Что еще? Да разве что стоит упомянуть о том, как повело себя «правительство России» во главе со старым маразматиком Голицыным. Когда по Петербургу пошли толпы народа, правительство, заседавшее в Мариинском дворце, распорядилось срочно потушить там электричество – а то еще заглянет кто-нибудь на огонек и морду набьет. Когда свет опять зажгли, некоторая часть правительства, кряхтя и смущенно переглядываясь, выбралась из-под стола. И тут же полным составом подали в отставку – стра-ашно!
Да, кстати, Петроградский комитет большевиков тогда, по сути, состоял всего из трех человек – Шляпникова, Залуцкого и Молотова. Впоследствии, после Октября, Шляпников рисовал в своих мемуарах красивую картину: как они с первого часа метались по городу, агитируя, воодушевляя и организовывая, – но Троцкий проговорился, что эта тройка простодушно полагала события не более чем очередной манифестацией кучки солдат и никаких осмысленных действий не предпринимала. Да и Молотов на склоне лет это, в общем, признавал…
И поплелось последнее императорское правительство в полном составе в Думу, просить, чтобы их арестовали, – исторический факт. И поехал генерал Корнилов, оправляя на груди красный бант, арестовывать царицу. И начали великие князья наперегонки присягать новой власти, а кое-кто из них и глотку на митингах драл, славя революцию (тот же Николай Николаевич).
Читая воспоминания о тех днях, всерьез удивляешься всеобщему ликованию. Ну хоть бы один кто-то застрелился, не в силах перенести крушение монархии! Ну хоть бы один полковник попробовал удержать солдат в строю, когда они собрались на митинг! Ну хоть бы кто-то публично осудил события!
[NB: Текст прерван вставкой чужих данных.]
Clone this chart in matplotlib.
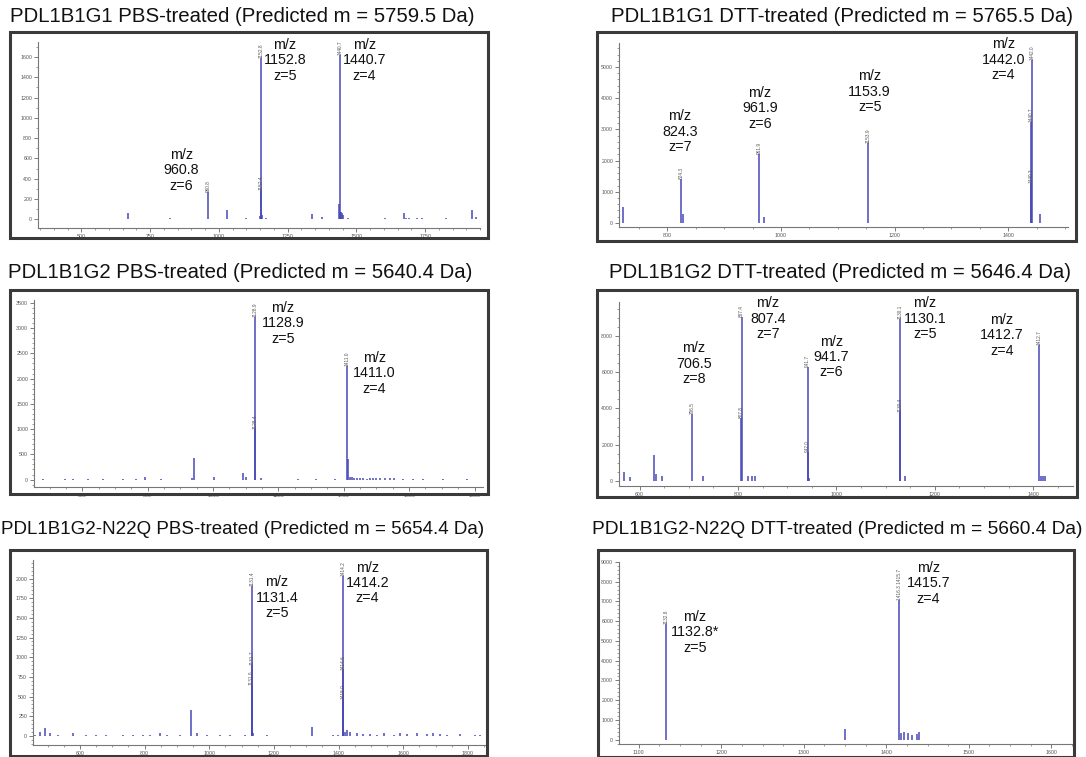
"""Six deconvolution mass spectra (PBS vs DTT treated), m/z stick plots."""
import matplotlib
matplotlib.use("Agg")
import matplotlib.pyplot as plt
from matplotlib.patches import Rectangle
from matplotlib.ticker import MultipleLocator

plt.rcParams["font.family"] = ["Liberation Sans", "DejaVu Sans"]

W, H = 1086, 757
PEAK_COLOR = "#4848b8"

titles = [
    "PDL1B1G1 PBS-treated (Predicted m = 5759.5 Da)",
    "PDL1B1G1 DTT-treated (Predicted m = 5765.5 Da)",
    "PDL1B1G2 PBS-treated (Predicted m = 5640.4 Da)",
    "PDL1B1G2 DTT-treated (Predicted m = 5646.4 Da)",
    "PDL1B1G2-N22Q PBS-treated (Predicted m = 5654.4 Da)",
    "PDL1B1G2-N22Q DTT-treated (Predicted m = 5660.4 Da)",
]

# --- PDL1B1G1 PBS ---
p1_mz = [668, 720, 821, 905, 960.8, 1031, 1098, 1115, 1150, 1152.4, 1152.8, 1158, 1170,
         1337, 1377, 1438, 1440.7, 1442, 1445, 1448, 1452, 1470, 1605, 1673, 1680, 1690,
         1720, 1740, 1827, 1920, 1935]
p1_int = [62, 5, 12, 5, 270, 90, 12, 5, 30, 286, 1590, 40, 8,
          56, 25, 150, 1615, 75, 70, 60, 40, 10, 8, 62, 15, 12,
          10, 8, 8, 90, 20]
p1_tags = [(960.8, 270, "960.8"), (1152.8, 1590, "1152.8"), (1152.4, 286, "1152.4"),
           (1440.7, 1615, "1440.7")]
p1_ann = [(864, 483, "m/z\n960.8\nz=6"), (1240, 1567, "m/z\n1152.8\nz=5"),
          (1529, 1567, "m/z\n1440.7\nz=4")]

# --- PDL1B1G1 DTT ---
p2_mz = [722, 824.3, 827, 961.9, 970, 1153.9, 1440.3, 1440.7, 1442.0, 1455]
p2_int = [515, 1405, 280, 2200, 175, 2550, 1270, 3250, 5230, 280]
p2_tags = [(824.3, 1405, "824.3"), (961.9, 2200, "961.9"), (1153.9, 2550, "1153.9"),
           (1442.0, 5230, "1442.0"), (1440.7, 3250, "1440.7"), (1440.3, 1270, "1440.3")]
p2_ann = [(822, 2926, "m/z\n824.3\nz=7"), (963, 3678, "m/z\n961.9\nz=6"),
          (1156, 4212, "m/z\n1153.9\nz=5"), (1391, 5232, "m/z\n1442.0\nz=4")]

# --- PDL1B1G2 PBS ---
p3_mz = [480, 546, 571, 617, 663, 724, 765, 793, 842, 934, 942, 1003, 1092, 1102,
         1128.4, 1128.9, 1146, 1260, 1316, 1372, 1411.0, 1413, 1418, 1425, 1432, 1440,
         1450, 1460, 1470, 1480, 1490, 1500, 1512, 1525, 1540, 1555, 1582, 1612, 1643,
         1704, 1776]
p3_int = [18, 15, 15, 18, 15, 20, 15, 50, 15, 30, 430, 45, 140, 60,
          1010, 3230, 30, 15, 15, 15, 2250, 400, 60, 50, 40, 30,
          25, 30, 20, 25, 35, 30, 40, 30, 35, 25, 20, 18, 15,
          15, 15]
p3_tags = [(1128.9, 3230, "1128.9"), (1128.4, 1010, "1128.4"), (1411.0, 2250, "1411.0")]
p3_ann = [(1214, 3095, "m/z\n1128.9\nz=5"), (1493, 2103, "m/z\n1411.0\nz=4")]

# --- PDL1B1G2 DTT ---
p4_mz = [568, 580, 630, 633, 645, 706.5, 728, 807.0, 807.4, 820, 828, 835,
         941.3, 941.7, 945, 1129.6, 1130.1, 1140, 1412.7, 1416, 1420, 1424]
p4_int = [510, 200, 1430, 400, 250, 3720, 250, 3450, 9040, 250, 250, 250,
          1610, 6290, 150, 3810, 8950, 250, 7480, 250, 250, 300]
p4_tags = [(706.5, 3720, "706.5"), (807.4, 9040, "807.4"), (807.0, 3450, "807.8"),
           (941.7, 6290, "941.7"), (941.3, 1610, "942.0"), (1130.1, 8950, "1130.1"),
           (1129.6, 3810, "1130.4"), (1412.7, 7480, "1412.7")]
p4_ann = [(710, 6478, "m/z\n706.5\nz=8"), (861, 8954, "m/z\n807.4\nz=7"),
          (990, 6841, "m/z\n941.7\nz=6"), (1180, 8954, "m/z\n1130.1\nz=5"),
          (1336, 8035, "m/z\n1412.7\nz=4")]

# --- PDL1B1G2-N22Q PBS ---
p5_mz = [460, 476, 491, 507, 532, 579, 620, 651, 682, 734, 765, 796, 816, 847, 868,
         909, 945, 961, 992, 1033, 1064, 1110, 1130.9, 1131.4, 1131.8, 1136, 1178,
         1317, 1384, 1399, 1414.2, 1414.6, 1415.0, 1420, 1426, 1436, 1456, 1477, 1497,
         1518, 1539, 1570, 1590, 1611, 1642, 1673, 1693, 1714, 1734, 1776, 1823, 1838]
p5_int = [15, 50, 100, 30, 15, 40, 15, 12, 15, 12, 15, 15, 12, 30, 15,
          15, 330, 40, 15, 15, 15, 12, 650, 1900, 900, 30, 15,
          110, 12, 15, 2030, 840, 470, 50, 80, 45, 30, 20, 25,
          15, 30, 15, 40, 20, 35, 25, 30, 20, 15, 20, 15, 12]
p5_tags = [(1131.4, 1900, "1131.4"), (1131.8, 900, "1131.7"), (1130.9, 650, "1131.0"),
           (1414.2, 2030, "1414.2"), (1414.6, 840, "1414.6"), (1415.0, 470, "1415.0")]
p5_ann = [(1209, 1759, "m/z\n1131.4\nz=5"), (1489, 1946, "m/z\n1414.2\nz=4")]

# --- PDL1B1G2-N22Q DTT ---
p6_mz = [1132.8, 1350, 1415.7, 1418, 1422, 1426, 1431, 1437, 1439]
p6_int = [5850, 530, 7100, 350, 380, 330, 220, 300, 380]
p6_tags = [(1132.8, 5850, "1132.8"), (1415.7, 7100, "1416.3 1415.7")]
p6_ann = [(1168, 5431, "m/z\n1132.8*\nz=5"), (1451, 7922, "m/z\n1415.7\nz=4")]

# axis set-up per panel: xlim, ylim, major/minor x, major/minor y
xlims = [(342, 1950), (715, 1505), (452, 1826), (558, 1481), (455, 1859), (1076, 1625)]
ylims = [(-86, 1747), (-130, 5770), (-147, 3557), (-275, 9870), (-117, 2237), (-220, 9000)]
x_steps = [(250, 50), (200, 50), (200, 50), (200, 50), (200, 50), (100, 25)]
y_steps = [(200, 100), (1000, 200), (500, 100), (2000, 500), (250, 50), (1000, 200)]

# layout in pixels: frame box and axes box (x0, y0, x1, y1), top-left origin
frames = [(10, 32, 488, 238), (597, 32, 1076, 241), (10, 290, 488, 494),
          (597, 290, 1077, 497), (10, 550, 487, 756), (598, 550, 1074, 757)]
axboxes = [(38, 42, 480, 228), (619, 43, 1068, 227), (34, 300, 483, 487),
           (619, 302, 1073, 486), (33, 560, 487, 745), (619, 562, 1072, 744)]
title_pos = [(242, 16), (842, 16), (240, 272), (840, 272), (243, 530), (837, 530)]
title_size = [14.7, 14.7, 14.7, 14.7, 13.5, 13.8]

spectra = [
    (p1_mz, p1_int, p1_tags, p1_ann),
    (p2_mz, p2_int, p2_tags, p2_ann),
    (p3_mz, p3_int, p3_tags, p3_ann),
    (p4_mz, p4_int, p4_tags, p4_ann),
    (p5_mz, p5_int, p5_tags, p5_ann),
    (p6_mz, p6_int, p6_tags, p6_ann),
]

fig = plt.figure(figsize=(W / 100, H / 100), dpi=100)

for i, (mz, inten, tags, ann) in enumerate(spectra):
    fx0, fy0, fx1, fy1 = frames[i]
    fig.add_artist(Rectangle((fx0 / W, 1 - fy1 / H), (fx1 - fx0) / W, (fy1 - fy0) / H,
                             transform=fig.transFigure, fill=False,
                             edgecolor="#3a3a3a", linewidth=2.2))
    tx, ty = title_pos[i]
    fig.text(tx / W, 1 - ty / H, titles[i], ha="center", va="center",
             fontsize=title_size[i], color="#111111")

    ax0, ay0, ax1, ay1 = axboxes[i]
    ax = fig.add_axes([ax0 / W, 1 - ay1 / H, (ax1 - ax0) / W, (ay1 - ay0) / H])
    ax.vlines(mz, 0, inten, color=PEAK_COLOR, linewidth=1.1)

    for x, y, s in tags:
        ax.text(x, y, s, rotation=90, ha="center", va="bottom", fontsize=3.4,
                color="#555555")
    for x, y, s in ann:
        ax.text(x, y, s, ha="center", va="center", fontsize=10.3,
                linespacing=1.12, color="#111111")

    ax.set_xlim(*xlims[i])
    ax.set_ylim(*ylims[i])
    ax.xaxis.set_major_locator(MultipleLocator(x_steps[i][0]))
    ax.xaxis.set_minor_locator(MultipleLocator(x_steps[i][1]))
    ax.yaxis.set_major_locator(MultipleLocator(y_steps[i][0]))
    ax.yaxis.set_minor_locator(MultipleLocator(y_steps[i][1]))
    ax.set_yticks([t for t in ax.get_yticks() if 0 <= t <= ylims[i][1]])
    ax.set_ylim(*ylims[i])
    for side in ("top", "right"):
        ax.spines[side].set_visible(False)
    for side in ("left", "bottom"):
        ax.spines[side].set_color("#777777")
        ax.spines[side].set_linewidth(0.8)
    ax.tick_params(which="major", length=3, width=0.6, labelsize=3.8,
                   colors="#666666", labelcolor="#555555", pad=1.2)
    ax.tick_params(which="minor", length=1.5, width=0.5, colors="#777777")
    ax.patch.set_alpha(0)

fig.savefig("out.png", dpi=100)
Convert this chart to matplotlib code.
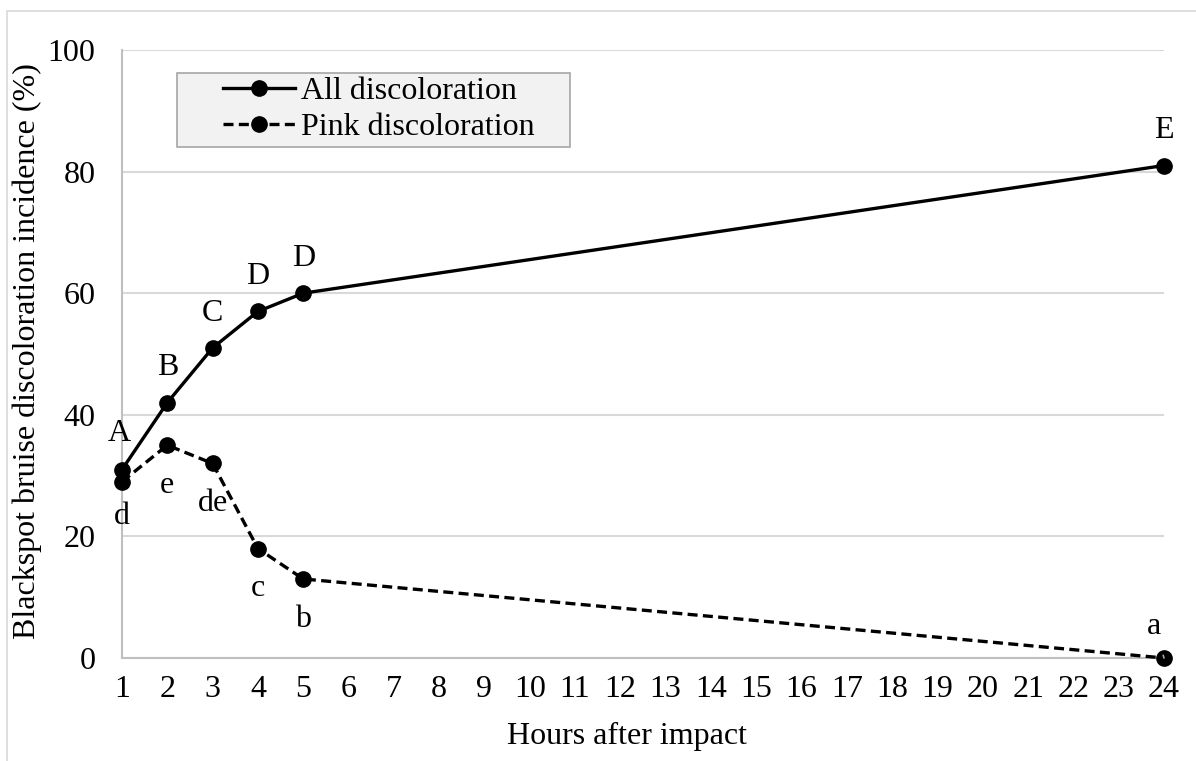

Один, впрочем, нашелся – Владимир Жаботинский, еврей, лидер сионистов. В июле 1917-го, выступая в Таврическом дворце перед полупьяной революционной толпой, он сказал во всеуслышание, что считает свержение монархии большим несчастьем для России, – за что его и десятки лет спустя поливали советские идеологи. Великороссы в таких поступках не замечены…
Глава вторая
Семнадцатый год
1. Все благополучно рухнуло…
Это потом уже, когда за Февралем случится Октябрь и события повернут совсем не в том направлении, на какое рассчитывала «чистая публика», сбрасывая своего незадачливого самодержца, многие наперебой начнут причитать, что они-де с самого начала осуждали Февраль…
Брешут, стервецы!
Вот Корнилов, уже после того как заарестовал царицу: «Нам нужно довести страну до Учредительного Собрания, а там пусть делают, что хотят, я устраняюсь…» (Между прочим, хорошо его знавшие генералы отзывались о нем: «Сердце львиное, а голова – баранья»…)
«Революцию приемлю всецело и безоговорочно», – говорил тогда же Деникин, и вряд ли с дулом у виска.